Jorge from Northern Virginia, aged 32, rented for a whole seven years before he bought a home in the spring.

He co-owns a restaurant, and had a salary of below 100k a year, but had already managed to pay off his student debt, which made the process a little easier and less stressful.

He could only afford a one-bedroom flat, and this was largely thanks to a housing program for low-income individuals wishing to get on the property ladder in the DC area.

He says it was a really long process, and he ended up having to simply choose a small apartment.

Saving for the down payment was difficult, but Jorge is thankful he has finally gotten onto the property ladder thanks to the association.

Without it, he would not have been able to do so.

Final Word

New homeowners are currently at an all-time low, at about one-third when the historical average is about 40%.

Higher costs of construction have shifted building trends to more upmarket projects rather than affordable homes, pushing those at the bottom out of the housing market altogether.

The end of the graph shows construction flat-lining while the population continues to increase steadily:


Were the supply of homes at the lower spectrum of house prices built more, this would not be such a problem, but there just isn’t the political will to do this at the moment.

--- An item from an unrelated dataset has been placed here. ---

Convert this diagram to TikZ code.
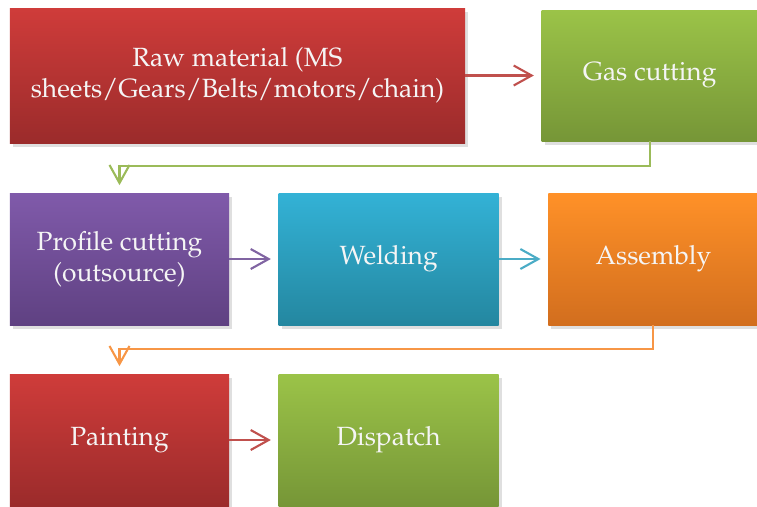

Another problem is easier international transfers as opposed to decades gone by, allowing the upper classes and elites in developing countries to buy homes as investments.

The flip side is that the higher prices are allowing more homeowners to consider selling.

61%, according to the survey introduced before, said that it was a good time to sell, an increase of 6% from the beginning of the year.

So if you have the funds, there is the will to sell.